By INIGO 'NAUGHTY' ZENICAZELAYA
As we wade through the final stages of the COVID -19 quarantine, I still find myself willingly wanting to “social distance”.
I’ve gotten used to it, it’s become part of my routine.
Another portion of my routine is reading, I try to read as much as I can daily, in or out of the bathroom.
Recently I read an interesting article on marijuana in relation to IBS (Irritable Bowl Syndrome) and its treatment.
Not only is marijuana helping patients on multiple levels, to combat or cope with their IBS and the adverse side affects, it’s actually cutting the cost of hospital care.
This really peaked my interest, taking into consideration we have a high number of Bahamians suffering from IBS and Crohn’s Disease, and medical care isn’t even close to being cheap in The Bahamas in 2020.
Let’s have a closer look.
The results of a recent study by Rush University Medical School and the John H Stroger, Jr Hospital of Cook County in Chicago, showed that patients with irritable bowel syndrome (IBS) who have a history of marijuana use spent less time in the hospital and had lower inpatient health care utilisation and associated costs.
The study reviewed hospitalisation data from more than 9,000 patients over a four-year period who had a primary discharge diagnosis of IBS.
Marijuana users and non-users were compared for various clinical outcomes, to evaluate the impact of marijuana use on inpatient length of stay and resource utilisation for patients with IBS.

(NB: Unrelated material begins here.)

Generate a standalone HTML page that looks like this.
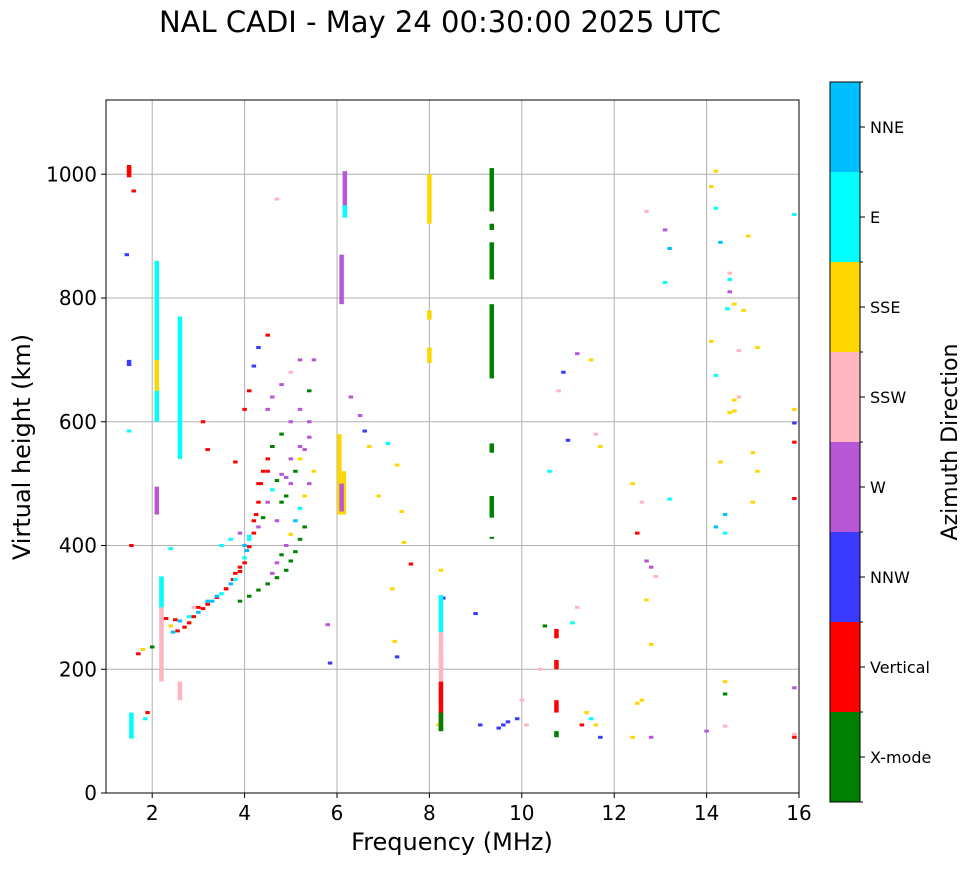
<!DOCTYPE html>
<html><head><meta charset="utf-8"><style>
body{margin:0;background:#fff;font-family:"DejaVu Sans","Liberation Sans",sans-serif}
svg text{font-family:"DejaVu Sans","Liberation Sans",sans-serif}
</style></head><body>
<svg id="chart" width="972" height="865">
<text x="440" y="32" font-size="29" text-anchor="middle">NAL CADI - May 24 00:30:00 2025 UTC</text>
<g id="grid"></g><g id="marks"></g><g id="axes"></g><g id="cbar"></g>
<text x="452" y="850" font-size="24" text-anchor="middle">Frequency (MHz)</text>
<text x="30" y="447" font-size="24" text-anchor="middle" transform="rotate(-90 30 447)">Virtual height (km)</text>
<text x="957" y="442" font-size="22" text-anchor="middle" transform="rotate(-90 957 442)">Azimuth Direction</text>
</svg>
<script>
const xTicks=[2,4,6,8,10,12,14,16];
const yTicks=[0,200,400,600,800,1000];
const dirNames=["X-mode","Vertical","NNW","W","SSW","SSE","E","NNE"];
const dirColors=["#008000","#ff0000","#3a3aff","#b857d6","#ffb6c1","#ffd700","#00ffff","#00bfff"];
// scattered echoes: frequency (MHz), height (km), direction index
const ptF=[1.45,1.5,1.55,1.5,1.6,1.7,1.8,1.85,1.9,2.0,2.3,2.4,2.5,2.45,2.55,2.7,2.8,2.9,3.0,3.1,3.2,3.3,3.4,3.5,3.6,3.7,3.75,3.8,3.9,4.0,4.05,4.1,4.2,2.6,2.8,3.0,3.2,3.4,3.6,3.8,3.9,4.0,4.1,4.2,4.25,4.3,4.35,4.4,4.5,4.6,3.5,3.7,3.9,4.0,4.1,4.3,4.4,4.5,4.6,4.7,4.8,4.9,5.0,5.1,5.2,5.3,5.4,3.9,4.1,4.3,4.5,4.7,4.9,5.0,5.1,5.2,5.3,4.6,4.7,4.8,4.9,5.0,5.1,5.2,5.3,5.4,5.5,4.7,4.8,4.9,5.0,5.2,5.4,4.5,4.6,4.8,5.0,5.2,4.6,4.8,5.0,5.2,5.4,5.5,4.3,4.5,4.0,4.1,4.2,4.3,4.5,4.7,3.8,3.2,3.1,2.6,2.4,2.9,5.8,5.85,6.3,6.5,6.6,6.7,6.9,7.1,7.3,7.4,7.45,7.6,7.2,7.25,7.3,8.2,8.25,8.3,9.0,9.1,9.5,9.6,9.7,9.9,10.0,10.1,10.4,10.5,10.6,10.8,10.9,11.0,11.2,11.3,11.4,11.5,11.6,11.7,11.1,11.2,11.5,11.6,11.7,12.4,12.5,12.6,12.7,12.8,12.9,12.7,12.8,12.6,12.5,12.4,12.8,13.1,13.2,13.1,13.2,12.7,14.0,14.2,14.3,14.4,14.4,14.4,14.4,14.5,14.5,14.5,14.6,14.8,14.9,14.1,14.2,14.3,14.2,14.5,14.7,15.0,15.1,15.1,15.0,14.7,14.6,14.2,14.1,14.4,15.9,15.9,15.9,15.9,15.9,15.9,15.9,15.9];
const ptH=[870,585,400,1005,973,225,232,120,130,236,282,270,280,260,262,268,275,285,292,298,305,310,316,322,330,338,345,355,365,380,392,410,440,278,285,300,310,318,330,345,358,372,398,420,450,470,500,520,540,560,400,410,420,400,415,430,445,470,490,505,515,480,500,520,540,555,575,310,318,328,338,348,360,375,390,410,430,355,372,385,400,418,440,460,480,500,520,440,470,510,540,560,600,620,640,660,680,700,560,580,600,620,650,700,500,520,620,650,690,720,740,960,535,555,600,590,395,300,272,210,640,610,585,560,480,565,530,455,405,370,330,245,220,110,360,315,290,110,105,110,115,120,150,110,200,270,520,650,680,570,300,110,130,120,110,90,275,710,700,580,560,500,420,470,375,365,350,312,240,150,145,90,90,910,880,825,475,940,100,430,535,420,450,160,108,840,830,810,790,780,900,980,945,890,675,615,640,550,720,520,470,715,635,1005,730,180,170,95,935,90,620,598,476,567,490,790,720,118];
const ptD=[2,6,1,1,1,1,5,6,1,0,1,5,1,7,1,1,1,1,7,1,1,7,1,6,1,7,1,1,1,6,7,6,1,7,6,1,7,7,1,6,1,1,1,1,1,1,1,1,1,1,6,6,3,7,6,3,0,3,6,0,3,0,3,0,5,3,3,0,0,0,0,0,0,0,0,0,0,3,3,0,3,5,7,6,5,3,5,3,0,3,3,3,3,3,3,3,4,3,0,0,3,3,0,3,1,1,1,1,2,2,1,4,1,1,1,5,6,4,3,2,3,3,2,5,5,6,5,5,5,1,5,5,2,5,5,2,2,2,2,2,2,2,4,4,4,0,6,4,2,2,4,1,5,6,5,2,6,3,5,4,5,5,1,4,3,3,4,5,5,5,5,5,3,3,7,6,6,4,3,7,5,6,7,0,4,4,6,3,5,5,5,5,6,7,6,5,4,5,5,5,5,4,5,5,5,5,3,4,6,1,5,2,1,1,1,0,6,5,5,5];
// vertical echo columns: frequency, low height, high height, direction
const segF=[1.5,1.5,1.55,2.1,2.1,2.1,2.2,2.2,2.6,2.6,6.17,6.17,6.1,6.05,6.15,6.1,8.0,8.0,8.0,8.25,8.25,8.25,8.25,8.25,9.35,9.35,9.35,9.35,9.35,9.35,9.35,10.75,10.75,10.75,10.75,14.45,14.6];
const segLo=[995,690,88,600,650,450,180,300,540,150,930,930,790,450,450,455,920,695,765,140,100,100,260,200,670,830,910,940,550,445,412,130,200,250,90,780,615];
const segHi=[1015,700,130,860,700,495,350,350,770,180,1005,950,870,580,520,500,1000,720,780,260,180,130,320,230,790,890,920,1010,565,480,414,150,215,265,100,785,620];
const segD=[1,2,6,6,5,3,4,6,6,4,3,6,3,5,5,3,5,5,5,4,1,0,6,4,0,0,0,0,0,0,0,1,1,1,0,6,5];

const L=106,R=799,T=100,B=793,XMIN=1,XMAX=16,YMIN=0,YMAX=1120;
const xs=f=>L+(f-XMIN)/(XMAX-XMIN)*(R-L);
const ys=h=>B-(h-YMIN)/(YMAX-YMIN)*(B-T);
const NS="http://www.w3.org/2000/svg";
function mk(tag,attrs,parent){const e=document.createElementNS(NS,tag);for(const k in attrs)e.setAttribute(k,attrs[k]);parent.appendChild(e);return e;}
const grid=document.getElementById('grid'),marks=document.getElementById('marks'),axes=document.getElementById('axes'),cbar=document.getElementById('cbar');
xTicks.forEach(t=>{const l=mk('line',{x1:xs(t),x2:xs(t),y1:T,y2:B,stroke:'#b0b0b0','stroke-width':1},grid);


const tk=mk('line',{x1:xs(t),x2:xs(t),y1:B,y2:B+5,stroke:'#000'},axes);


const tx=mk('text',{x:xs(t),y:B+27,'font-size':20,'text-anchor':'middle'},axes);tx.textContent=t;

});
yTicks.forEach(t=>{const l=mk('line',{x1:L,x2:R,y1:ys(t),y2:ys(t),stroke:'#b0b0b0','stroke-width':1},grid);


const tk=mk('line',{x1:L-5,x2:L,y1:ys(t),y2:ys(t),stroke:'#000'},axes);


const tx=mk('text',{x:L-9,y:ys(t)+7,'font-size':20,'text-anchor':'end'},axes);tx.textContent=t;

});
const fr=mk('rect',{x:L,y:T,width:R-L,height:B-T,fill:'none',stroke:'#000'},axes);


const cw=4.5;
ptF.forEach((f,i)=>{const r=mk('rect',{x:xs(f)-cw/2,y:ys(ptH[i])-1.5,width:cw,height:3,fill:dirColors[ptD[i]]},marks);

});
segF.forEach((f,i)=>{const r=mk('rect',{x:xs(f)-cw/2,y:ys(segHi[i]),width:cw,height:Math.max(2,ys(segLo[i])-ys(segHi[i])),fill:dirColors[segD[i]]},marks);

});
const cx=830,cwid=30,ctop=82,cbot=802,seg=(cbot-ctop)/dirNames.length;
dirNames.forEach((n,i)=>{const y0=cbot-(i+1)*seg;
const r=mk('rect',{x:cx,y:y0,width:cwid,height:seg,fill:dirColors[i]},cbar);


const tk=mk('line',{x1:cx+cwid,x2:cx+cwid+5,y1:y0+seg/2,y2:y0+seg/2,stroke:'#000'},cbar);


const tx=mk('text',{x:cx+cwid+10,y:y0+seg/2+6,'font-size':16},cbar);tx.textContent=n;

});
for(let i=0;i<=dirNames.length;i++){const y=cbot-i*seg;const tk=mk('line',{x1:cx+cwid,x2:cx+cwid+3,y1:y,y2:y,stroke:'#000'},cbar);

}
const cf=mk('rect',{x:cx,y:ctop,width:cwid,height:cbot-ctop,fill:'none',stroke:'#000'},cbar);


</script>
</body></html>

The study discovered that the 246 patients who had a history of using cannabis had a shorter average stay in the hospital (2.8 days versus 3.6 days for non-users) and were less likely to have had certain medical procedures associated with IBS diagnoses and treatment.

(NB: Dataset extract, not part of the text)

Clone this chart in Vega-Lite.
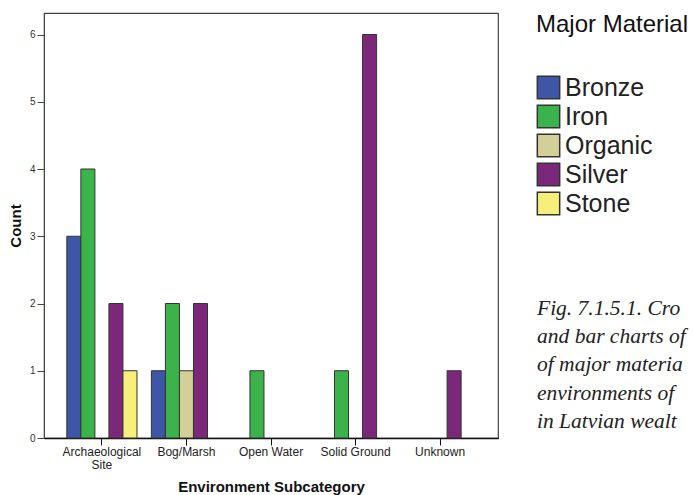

The study was the first nationwide study to evaluate the association between marijuana use and healthcare utilisation in patients with IBS.
The study found that marijuana use is associated with a lower use of endoscopic procedures, lower length of stay and lower median total cost of hospitalisation.
The reduced length of the average hospital stay and the decreased use of medical procedures translated into average total charges for the hospitalisations to be more than $3,000 less for marijuana users than patients who did not report using marijuana.
The study provided evidence to suggest marijuana use may decrease healthcare utilisation and costs among hospitalised patients with IBS.
These findings are likely attributable to the effects of marijuana’s active compound, THC, gastrointestinal motility and colonic compliance.
The role of marijuana in the treatment for IBS has potential for significant impact at the individual and population level given the burden of IBS on individual quality of life and healthcare expenditures.
In an interesting side note in 2013, a separate study found that a significant number of patients with inflammatory bowel diseases including ulcerative colitis and Crohn’s Disease used marijuana and more than 16 percent said that marijuana was “very helpful” for relief of abdominal pain, nausea and diarrhea.
Okay ‘Doc’ we’ve examined the legalisation and decriminalisation aspects of medicinal and recreational marijuana from a revenue standpoint.
Now we need to look at it from a medicinal stand point, and the beneficial qualities of marijuana.
Both options are sound in their own right, in my opinion we can and should maximise both options.
It might just be the healing of the nation, in more ways than one.